### The request
Nothing after the line with "80, 90, 100];" belongs in the copy; extract the lines below from the top through that line, pictures left out.
— START OF Information provided —
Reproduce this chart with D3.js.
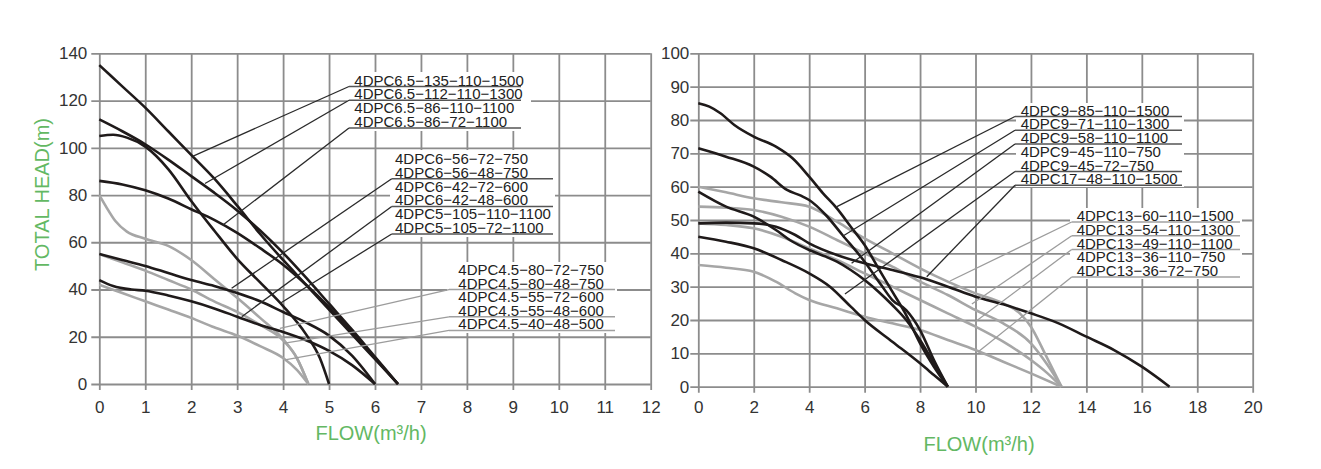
<!DOCTYPE html>
<html lang="en">
<head>
<meta charset="UTF-8" />
<title>4DPC pump curves</title>
<script src="https://cdn.jsdelivr.net/npm/d3@7"></script>
<style>
  body { margin: 0; background: #fff; }
  svg { display: block; font-family: "Liberation Sans", Arial, sans-serif; }
  .grid line { stroke: #8c8c8c; stroke-width: 1.8; }
  .grid path { display: none; }
  .grid text { fill: #333; font-size: 17px; }
  .curve { fill: none; stroke-width: 2.6; stroke-linejoin: round; }
  .dark { stroke: #1f1a1a; }
  .light { stroke: #a6a6a6; }
  .label { font-size: 15px; fill: #222; }
  .title { font-size: 20px; fill: #63b863; }
</style>
</head>
<body>
<div id="chart"></div>
<script>
// ---- data: [flow m3/h, head m] ----
const leftX = [0, 1, 2, 3, 4, 5, 6, 7, 8, 9, 10, 11, 12];
const leftY = [0, 20, 40, 60, 80, 100, 120, 140];
const rightX = [0, 2, 4, 6, 8, 10, 12, 14, 16, 18, 20];
const rightY = [0, 10, 20, 30, 40, 50, 60, 70, 80, 90, 100];

const p65_135 = [[0,135],[0.5,126],[1,117],[1.5,107],[2,97],[2.5,87],[3,75.5],[3.5,63.5],[4,52.5],[4.5,42],[5,31.5],[5.5,21],[6,10.5],[6.5,0]];
const p65_112 = [[0,112],[0.5,107],[1,101.5],[1.5,95],[2,88],[2.5,81],[3,73.5],[3.5,65],[4,55.5],[4.5,45],[5,34],[5.5,23],[6,11.5],[6.5,0]];
const p65_86 = [[0,86],[0.5,84.5],[1,82],[1.5,78.5],[2,74],[2.5,69.5],[3,64],[3.5,57.5],[4,50.5],[4.5,42],[5,32.5],[5.5,22],[6,11],[6.5,0]];
const p5_105 = [[0,105],[0.3,105.5],[0.6,104.3],[1,100.5],[1.5,91],[2,77.5],[2.5,65],[3,53],[3.5,43],[4,33],[4.5,21],[4.8,11],[5,0]];
const p6_56 = [[0,55],[0.5,52.5],[1,50],[1.5,47],[2,44],[2.5,41.5],[3,38.5],[3.5,35],[4,30.5],[4.5,26],[5,20.5],[5.5,12],[6,0]];
const p6_42 = [[0,44],[0.3,41.5],[0.7,40],[1,39.5],[1.5,37.5],[2,35],[2.5,32],[3,28.5],[3.5,25],[4,22],[4.5,18.5],[5,14],[5.5,8],[6,0]];
const p45_80 = [[0,80],[0.15,75],[0.35,69],[0.6,64.5],[1,61.5],[1.5,58.5],[2,52.5],[2.5,44.5],[3,36.5],[3.5,28],[4,19],[4.3,11],[4.55,0]];
const p45_55 = [[0,55],[0.5,51.5],[1,48],[1.5,44],[2,40],[2.5,35],[3,30.5],[3.5,25],[4,18.5],[4.3,11],[4.55,0]];
const p45_40 = [[0,42],[0.5,38.5],[1,35],[1.5,31.5],[2,28],[2.5,24],[3,20.5],[3.5,16],[4,11],[4.3,6],[4.55,0]];

const p9_85 = [[0,85],[0.4,84],[0.8,82],[1.3,78.5],[2,75],[2.8,72],[3.4,68.5],[4,63],[4.5,58],[5,53.5],[5.5,48],[6,42.5],[6.5,35.5],[7,28.5],[7.5,21.5],[8,13],[8.5,6],[9,0]];
const p9_71 = [[0,71.5],[1,69],[2,66],[2.6,63],[3.2,59],[3.7,57.3],[4,56],[4.6,51.5],[5.2,45.5],[6,37.5],[6.6,30.5],[7,26],[7.5,23],[8,17],[8.5,8],[9,0]];
const p9_58 = [[0,58.5],[1,54],[2,51],[2.8,47],[3.3,44],[4,41],[4.6,39],[5,37.5],[5.5,35],[6,32],[6.5,28.5],[7,24.5],[7.5,20],[8,14],[8.5,7],[9,0]];
const p9_45 = [[0,45],[1,43.5],[2,41.5],[3,38],[4,34],[4.75,30],[5.5,24],[6,20],[7,13.5],[8,7],[8.5,3.5],[9,0]];
const p17_48 = [[0,49],[1,49.2],[2,49],[2.8,48],[3.5,45.5],[4,43],[5,39.5],[6,37],[7,35],[8,32.8],[9,30],[10,27],[11,24.7],[12,22],[13,19],[14,15],[15,11],[16,6],[17,0]];
const p13_60 = [[0,60],[1,58.3],[2,56.5],[3,55.3],[4,54],[4.5,52],[5,49.5],[6,44.5],[7,40],[8,35.5],[9,31.5],[10,28],[11,25],[11.6,22],[12,18],[12.5,10],[13.1,0]];
const p13_54 = [[0,54],[1,53.7],[2,53],[3,51],[4,48],[5,44],[6,40],[7,36],[8,31.5],[9,27.5],[10,23],[11,19],[12,13],[12.6,6.5],[13.1,0]];
const p13_49 = [[0,49],[1,48.5],[2,47.5],[3,45],[4,41.5],[5,38],[6,34],[7,30],[8,26],[9,22],[10,18],[11,13.5],[12,8],[12.6,4],[13.1,0]];
const p13_36 = [[0,36.5],[1,35.7],[2,34.5],[2.8,31.5],[3.5,28],[4,26],[5,23.5],[6,21],[7,19],[8,17],[9,14],[10,11],[11,7.5],[12,4],[13.1,0]];

const leftDark = [p65_135, p65_112, p65_86, p5_105, p6_56, p6_42];
const leftLight = [p45_80, p45_55, p45_40];
const rightDark = [p9_85, p9_71, p9_58, p9_45, p17_48];
const rightLight = [p13_60, p13_54, p13_49, p13_36];

// model labels, and where each leader line touches a curve (null = no leader)
const labelsA = ['4DPC6.5-135-110-1500', '4DPC6.5-112-110-1300', '4DPC6.5-86-110-1100', '4DPC6.5-86-72-1100'];
const leadsA = [[2.03, 96.4], [2.3, 84.9], null, [2.69, 67.3]];
const labelsB = ['4DPC6-56-72-750', '4DPC6-56-48-750', '4DPC6-42-72-600', '4DPC6-42-48-600', '4DPC5-105-110-1100', '4DPC5-105-72-1100'];
const leadsB = [null, [2.88, 40.5], null, [3.1, 28.5], null, [3.93, 34.1]];
const labelsC = ['4DPC4.5-80-72-750', '4DPC4.5-80-48-750', '4DPC4.5-55-72-600', '4DPC4.5-55-48-600', '4DPC4.5-40-48-500'];
const leadsC = [null, [3.93, 23.5], null, [4.0, 17.2], [4.04, 10.2]];
const labelsD = ['4DPC9-85-110-1500', '4DPC9-71-110-1300', '4DPC9-58-110-1100', '4DPC9-45-110-750', '4DPC9-45-72-750', '4DPC17-48-110-1500'];
const leadsD = [[5.0, 54], [5.22, 45.2], [5.53, 37], null, [5.29, 27.8], [8.24, 33]];
const labelsE = ['4DPC13-60-110-1500', '4DPC13-54-110-1300', '4DPC13-49-110-1100', '4DPC13-36-110-750', '4DPC13-36-72-750'];
const leadsE = [[9.08, 31.7], [9.87, 24.8], [9.98, 19.4], null, [10.09, 10.4]];

// ---- drawing ----
const svg = d3.select('#chart').append('svg').attr('width', 1321).attr('height', 469);

function panel(o) {
  const x = d3.scaleLinear().domain(o.xDom).range(o.xRange);
  const y = d3.scaleLinear().domain(o.yDom).range(o.yRange);
  const h = o.yRange[0] - o.yRange[1];
  const w = o.xRange[1] - o.xRange[0];

  const gx = svg.append('g').attr('class', 'grid')
    .attr('transform', `translate(0,${o.yRange[0]})`)
    .call(d3.axisBottom(x).tickValues(o.xTicks).tickSize(-h).tickSizeOuter(0).tickPadding(o.xPad));
  gx.selectAll('line').attr('y1', 6);

  const gy = svg.append('g').attr('class', 'grid')
    .attr('transform', `translate(${o.xRange[0]},0)`)
    .call(d3.axisLeft(y).tickValues(o.yTicks).tickSize(-w).tickSizeOuter(0).tickPadding(o.yPad));
  gy.selectAll('line').attr('x1', -8);

  // white boxes behind the label blocks hide the grid
  o.groups.forEach(gr => {
    svg.append('rect').attr('x', gr.box[0]).attr('y', gr.box[1])
      .attr('width', gr.box[2] - gr.box[0]).attr('height', gr.box[3] - gr.box[1])
      .attr('fill', '#fff');
  });

  const line = d3.line().x(d => x(d[0])).y(d => y(d[1])).curve(d3.curveMonotoneX);
  svg.selectAll(null).data(o.light).enter().append('path')
    .attr('class', 'curve light').attr('d', line);
  svg.selectAll(null).data(o.dark).enter().append('path')
    .attr('class', 'curve dark').attr('d', line);

  o.groups.forEach(gr => {
    const col = gr.tone === 'dark' ? '#2a2a2a' : '#9c9c9c';
    gr.labels.forEach((t, i) => {
      const by = gr.y + i * gr.step;
      const lead = gr.leads[i];
      if (lead) {
        const uy = by + 1;
        svg.append('line').attr('x1', gr.ux0).attr('x2', gr.ux1)
          .attr('y1', uy).attr('y2', uy)
          .attr('stroke', gr.tone === 'dark' ? '#555' : '#a0a0a0').attr('stroke-width', 1.5);
        svg.append('line').attr('x1', gr.ux0).attr('y1', uy)
          .attr('x2', x(lead[0])).attr('y2', y(lead[1]))
          .attr('stroke', col).attr('stroke-width', 1.3);
      }
      svg.append('text').attr('class', 'label')
        .attr('x', gr.x).attr('y', by)
        .text(t.replace(/-/g, '\u2212'));
    });
  });
}

panel({
  xDom: [0, 12], xRange: [99.3, 650.7], yDom: [0, 140], yRange: [384, 53.3],
  xTicks: leftX, yTicks: leftY, xPad: 17, yPad: 12,
  dark: leftDark, light: leftLight,
  groups: [
    { labels: labelsA, leads: leadsA, tone: 'dark', x: 354.3, y: 85.5, step: 13.8, ux0: 349, ux1: 521, box: [347, 72, 531, 131] },
    { labels: labelsB, leads: leadsB, tone: 'dark', x: 395, y: 164, step: 13.8, ux0: 391.7, ux1: 553, box: [390, 150, 555, 237] },
    { labels: labelsC, leads: leadsC, tone: 'light', x: 458.3, y: 275, step: 13.6, ux0: 449, ux1: 615, box: [447, 262, 617, 333] }
  ]
});

panel({
  xDom: [0, 20], xRange: [698.3, 1252.7], yDom: [0, 100], yRange: [386.7, 53.3],
  xTicks: rightX, yTicks: rightY, xPad: 14.3, yPad: 9,
  dark: rightDark, light: rightLight,
  groups: [
    { labels: labelsD, leads: leadsD, tone: 'dark', x: 1020.7, y: 115.5, step: 13.75, ux0: 1015, ux1: 1182, box: [1016, 103, 1184, 187] },
    { labels: labelsE, leads: leadsE, tone: 'light', x: 1076.7, y: 221, step: 13.75, ux0: 1071.7, ux1: 1240, box: [1070, 208, 1242, 279] }
  ]
});

svg.append('text').attr('class', 'title')
  .attr('transform', 'translate(48.5,194.5) rotate(-90)')
  .attr('text-anchor', 'middle').text('TOTAL HEAD(m)');
svg.append('text').attr('class', 'title')
  .attr('x', 371).attr('y', 439.5).attr('text-anchor', 'middle').text('FLOW(m³/h)');
svg.append('text').attr('class', 'title')
  .attr('x', 979).attr('y', 451.3).attr('text-anchor', 'middle').text('FLOW(m³/h)');
</script>
</body>
</html>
— END OF Information provided —
### Full solution
Reproduce this chart with D3.js.
<!DOCTYPE html>
<html lang="en">
<head>
<meta charset="UTF-8" />
<title>4DPC pump curves</title>
<script src="https://cdn.jsdelivr.net/npm/d3@7"></script>
<style>
  body { margin: 0; background: #fff; }
  svg { display: block; font-family: "Liberation Sans", Arial, sans-serif; }
  .grid line { stroke: #8c8c8c; stroke-width: 1.8; }
  .grid path { display: none; }
  .grid text { fill: #333; font-size: 17px; }
  .curve { fill: none; stroke-width: 2.6; stroke-linejoin: round; }
  .dark { stroke: #1f1a1a; }
  .light { stroke: #a6a6a6; }
  .label { font-size: 15px; fill: #222; }
  .title { font-size: 20px; fill: #63b863; }
</style>
</head>
<body>
<div id="chart"></div>
<script>
// ---- data: [flow m3/h, head m] ----
const leftX = [0, 1, 2, 3, 4, 5, 6, 7, 8, 9, 10, 11, 12];
const leftY = [0, 20, 40, 60, 80, 100, 120, 140];
const rightX = [0, 2, 4, 6, 8, 10, 12, 14, 16, 18, 20];
const rightY = [0, 10, 20, 30, 40, 50, 60, 70, 80, 90, 100];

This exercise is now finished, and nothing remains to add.